Five Days

Five Days
by Douglas Kennedy
Published by Atria Books
336 pages
Genre: fiction; women’s fiction
Thanks to edelweiss for the preview
4 / 5

People get married for all sorts of reasons. Compatibility, financial comfort, escape, passion. Some even get married because they love each other.

In the case of Laura and Dan, true love may not have been the motivating factor, but while their marriage may lack passion and romance, and while Laura may have had to force herself into a state of contentment, they’re still working at it, twenty years and two children later. This isn’t to say that Laura does not sense that there is something else – if not exactly better – out there for her. Part of this is due to having a teenage daughter about to head off to college. Laura does not live vicariously through her child, but she does allow herself to feel a sort of wistful sense of loss. It doesn’t help that Dan is a bit of a turd. He recently suffered some professional woes, which he battles by withdrawing from his wife.

Under this haze, Laura heads to Boston for a professional workshop. While there, she meets Richard, who is described as a very gray man in both appearance and demeanor. Nothing about him appeals to Laura, not in any sense. But they meet a second time, and after talking with him, Laura discovers that he is actually a very vivid man.

Like Laura, Richard’s marriage is not all he wishes it to be, and in her he sees a somewhat kindred soul. The two are attracted to each other, but to act on it … ah. There lies the conundrum. If they were to have an affair, what would be the cost to their marriages? And if they didn’t pursue passion, what would be the cost to themselves?

Laura is a likable woman, and we see her conflict, whether with her daughter, her husband, Richard, or herself. She is recognizable; most of us know a Laura, and for some of us, we are Laura. She has managed to compartmentalize her life into tidy cubbies, even amongst her friends. Richard’s arrival calls into question all that she has so neatly arranged. We know, as well as she does, that the temptation Richard presents could cause cataclysmic upheavals in Laura’s life, regardless of whether or not she has an affair with him. Just by being a possibility, Richard upends Laura’s manufactured contentment.

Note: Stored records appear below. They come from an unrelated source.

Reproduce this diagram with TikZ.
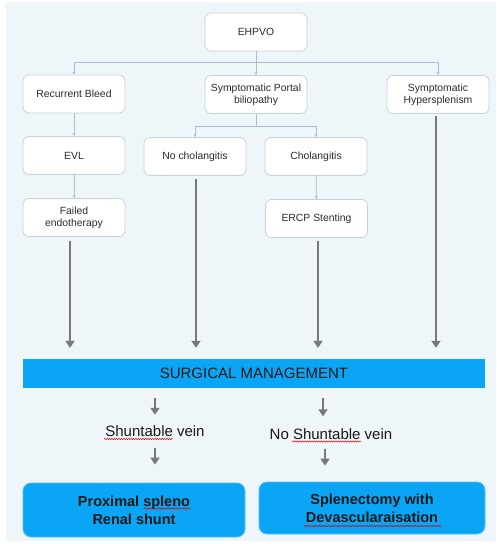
\documentclass[tikz,border=0pt]{standalone}
\usepackage{fontspec}
\setmainfont{Liberation Sans}
\usetikzlibrary{arrows.meta,calc,decorations.pathmorphing}
\definecolor{bgc}{HTML}{EEF6FA}
\definecolor{boxline}{HTML}{C5D2DC}
\definecolor{connc}{HTML}{A9BDCB}
\definecolor{arrc}{HTML}{787878}
\definecolor{bluebar}{HTML}{0AA5F5}
\definecolor{txt}{HTML}{2B2B2B}
\begin{document}
\begin{tikzpicture}[x=1pt,y=-1pt,
  box/.style={draw=boxline, line width=0.8pt, fill=white, rounded corners=6pt,
    minimum width=102pt, minimum height=38pt, align=center,
    font=\fontsize{10.4}{11.8}\selectfont, text=txt, inner sep=2pt},
  conn/.style={draw=connc, line width=0.7pt, -{Stealth[length=3pt,width=3pt]}},
  cline/.style={draw=connc, line width=0.7pt},
  big/.style={draw=arrc, line width=2.8pt, -{Triangle[length=7pt,width=9pt]}},
  result/.style={fill=bluebar, draw=bluebar!70!white, line width=0.8pt, rounded corners=8pt,
    align=center, font=\bfseries\fontsize{14.5}{18}\selectfont, text=black!90},
  lbl/.style={inner sep=0pt, font=\fontsize{15}{18}\selectfont, text=black!90},
  wavy/.style={draw=red!85!black, line width=0.45pt,
    decorate, decoration={snake, amplitude=0.7pt, segment length=2.4pt}}
]
\fill[white] (0,0) rectangle (497,544);
\useasboundingbox (0,0) rectangle (497,544);
\fill[bgc] (6,2) rectangle (496,541);

\node[box] (ehpvo) at (256,32) {EHPVO};
\node[box] (bleed) at (74,94) {Recurrent Bleed};
\node[box] (portal) at (256,94.5) {Symptomatic Portal\\biliopathy};
\node[box] (hyper) at (438,94.5) {Symptomatic\\Hypersplenism};
\node[box] (evl) at (74,155.5) {EVL};
\node[box] (nochol) at (195,156.5) {No cholangitis};
\node[box] (chol) at (316,156.5) {Cholangitis};
\node[box] (failed) at (74,217.5) {Failed\\endotherapy};
\node[box] (ercp) at (316.5,218.5) {ERCP Stenting};

\node[fill=bluebar, minimum width=462pt, minimum height=29pt, inner sep=0pt,
  font=\fontsize{15}{18}\selectfont, text=black!90] (bar) at (254,373.5) {SURGICAL MANAGEMENT};

\node[lbl] (shunt) at (155,431) {Shuntable vein};
\node[lbl] (noshunt) at (331,434) {No Shuntable vein};

\node[result, minimum width=222pt, minimum height=54pt] (prox) at (134,510) {Proximal spleno\\Renal shunt};
\node[result, minimum width=226pt, minimum height=52pt] (splen) at (372,508) {Splenectomy with\\Devascularaisation};

% spell-check underlines
\draw[wavy] (104,439) -- (173,439);
\draw[wavy] (292,441.5) -- (361,441.5);
\draw[wavy] (144,508.5) -- (191,508.5);
\draw[wavy] (304,526) -- (442,526);

% thin connectors
\coordinate (j1) at (256,62);
\draw[cline] (ehpvo.south) -- (j1);
\draw[conn] (j1) -| (bleed.north);
\draw[conn] (j1) -- (portal.north);
\draw[conn] (j1) -| (hyper.north);
\coordinate (j2) at (256,126);
\draw[cline] (portal.south) -- (j2);
\draw[conn] (j2) -| (nochol.north);
\draw[conn] (j2) -| (chol.north);
\draw[conn] (bleed) -- (evl);
\draw[conn] (evl) -- (failed);
\draw[conn] (chol) -- (ercp);

% thick arrows
\draw[big] ($(failed.south)+(-4,4)$) -- ($(failed.south |- bar.north)+(-4,-11)$);
\draw[big] ($(nochol.south)+(1,3)$) -- ($(nochol.south |- bar.north)+(1,-11)$);
\draw[big] ($(ercp.south)+(1.5,3)$) -- ($(ercp.south |- bar.north)+(1.5,-11)$);
\draw[big] ($(hyper.south)+(-2,2.5)$) -- ($(hyper.south |- bar.north)+(-2,-11)$);

% small arrows
\draw[big] ($(bar.south -| shunt)+(0,10)$) -- ($(shunt.north)+(0,-10.5)$);
\draw[big] ($(shunt.south)+(0,11)$) -- ($(shunt.south |- prox.north)+(0,-18)$);
\draw[big] ($(bar.south -| noshunt)+(-8,10)$) -- ($(noshunt.north)+(-8,-12)$);
\draw[big] ($(noshunt.south)+(-6,9)$) -- ($(noshunt.south |- splen.north)+(-6,-16)$);
\end{tikzpicture}
\end{document}
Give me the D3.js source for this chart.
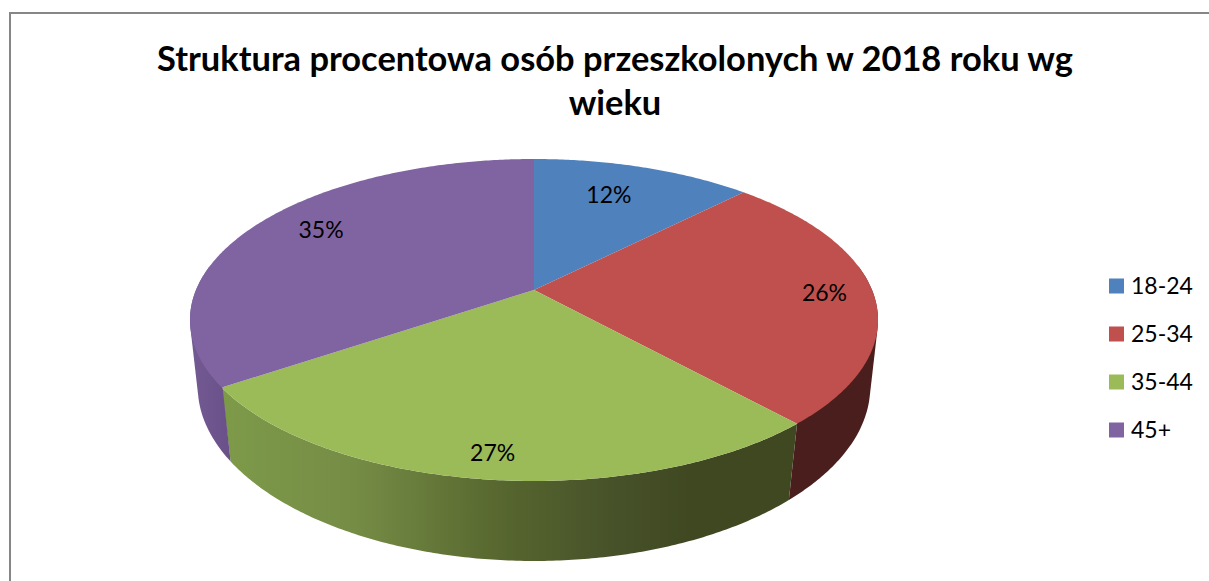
<!DOCTYPE html>
<html><head><meta charset="utf-8">
<style>html,body{margin:0;padding:0;background:#fff;overflow:hidden}svg{display:block}</style>
<script src="https://cdn.jsdelivr.net/npm/d3@7/dist/d3.min.js"></script></head>
<body><svg id="c" width="1209" height="581"></svg>
<script>
const categories = ["18-24","25-34","35-44","45+"];
const values = [12.4,25.9,27.2,34.5];
const labels = ["12%","26%","27%","35%"];
const topColors = ["#4f81bd","#c0504d","#9bbb59","#8064a2"];
const titleLines = ["Struktura procentowa osób przeszkolonych w 2018 roku wg","wieku"];

const svg=d3.select("#c");
svg.append("path").attr("d","M10,581V13H1209").attr("fill","none").attr("stroke","#868686").attr("stroke-width",2);

// perspective mapping of the pie disc
const cx=534,cy=290,A=338,B=155.4,k=-0.1863;
const topPt=(a)=>{const u=Math.sin(a),v=-Math.cos(a),w=1+k*v;return [cx+A*u/w,cy+B*v/w];};
const botPt=(a)=>{const p=topPt(a),v=-Math.cos(a);return [cx+(p[0]-cx)*(0.98-0.015*v),p[1]+80-(481-p[1])*0.065];};
const line=d3.line();
const arcs=d3.pie().sort(null).value(d=>d)(values);
const pts=(a0,a1,f)=>{const n=Math.max(2,Math.ceil(Math.abs(a1-a0)/0.01));return d3.range(n+1).map(i=>f(a0+(a1-a0)*i/n));};

const defs=svg.append("defs");
const gGreen=defs.append("linearGradient").attr("id","sideGreen").attr("gradientUnits","userSpaceOnUse").attr("x1",222).attr("x2",800).attr("y1",0).attr("y2",0);
[[0,"#7d9a49"],[.23,"#758c45"],[.48,"#57672f"],[.69,"#465029"],[.81,"#3f4821"],[1,"#3f4821"]].forEach(s=>gGreen.append("stop").attr("offset",s[0]).attr("stop-color",s[1]));
const gPurple=defs.append("linearGradient").attr("id","sidePurple").attr("gradientUnits","userSpaceOnUse").attr("x1",190).attr("x2",232).attr("y1",0).attr("y2",0);
[[0,"#735a93"],[1,"#6a5088"]].forEach(s=>gPurple.append("stop").attr("offset",s[0]).attr("stop-color",s[1]));
const sideFill=["#3a5a80","#4b1e1e","url(#sideGreen)","url(#sidePurple)"];

// sides: only the near half of the disc; the outer slices take their convex hull,
// which gives the straight silhouette from the top rim down to the lower rim
const aMin=Math.PI*0.45,aMax=Math.PI*1.55;
arcs.forEach((d,i)=>{
  const a0=Math.max(d.startAngle,aMin),a1=Math.min(d.endAngle,aMax);
  if(a1<=a0) return;
  const t=pts(a0,a1,topPt),b=pts(a0,a1,botPt).reverse();
  const outer=d.startAngle<aMin+1e-9&&d.endAngle>aMin||d.endAngle>aMax;
  const poly=outer?d3.polygonHull(t.concat(b)):t.concat(b);
  svg.append("path").attr("d",line(poly)+"Z").attr("fill",sideFill[i]);
});
// top face
arcs.forEach((d,i)=>{
  const p=[[cx,cy]].concat(pts(d.startAngle,d.endAngle,topPt));
  svg.append("path").attr("d",line(p)+"Z").attr("fill",topColors[i]);
});
const font="Lato, Carlito, sans-serif";
// value labels
const labelFx=[0.684,0.856,0.837,0.775], labelFy=[0.783,0.6,0.857,0.912];
arcs.forEach((d,i)=>{
  const m=(d.startAngle+d.endAngle)/2,p=topPt(m);
  svg.append("text").attr("x",cx+(p[0]-cx)*labelFx[i]).attr("y",cy+(p[1]-cy)*labelFy[i]).attr("text-anchor","middle").attr("dominant-baseline","central").attr("font-family",font).attr("font-size",23).attr("fill","#000").text(labels[i]);
});
// title
titleLines.forEach((t,i)=>svg.append("text").attr("x",615).attr("y",71+i*44).attr("text-anchor","middle").attr("font-family",font).attr("font-weight",700).attr("font-size",34.45).attr("fill","#000").text(t));
// legend
const ly=d3.scalePoint().domain(categories).range([286,430]);
categories.forEach((c,i)=>{
  svg.append("rect").attr("x",1109).attr("y",ly(c)-7.5).attr("width",15).attr("height",15).attr("fill",topColors[i]);
  svg.append("text").attr("x",1131).attr("y",ly(c)+8).attr("font-family",font).attr("font-size",23).attr("fill","#000").text(c);
});
</script></body></html>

Douglas Kennedy’s story is not predictable, nor does it flinch from the challenging questions it asks. If it is not always gripping or engrossing, we can forgive him because he takes no easy turns and offers no easy answers. We keep reading because we care; we want to know if Laura can find the fulfillment she deserves.

I enjoyed this book. It isn’t an “I can’t sleep until I know what happens!” kind of book, but it should not be dismissed because it isn’t. The story pulls you in and the characters keep you engaged.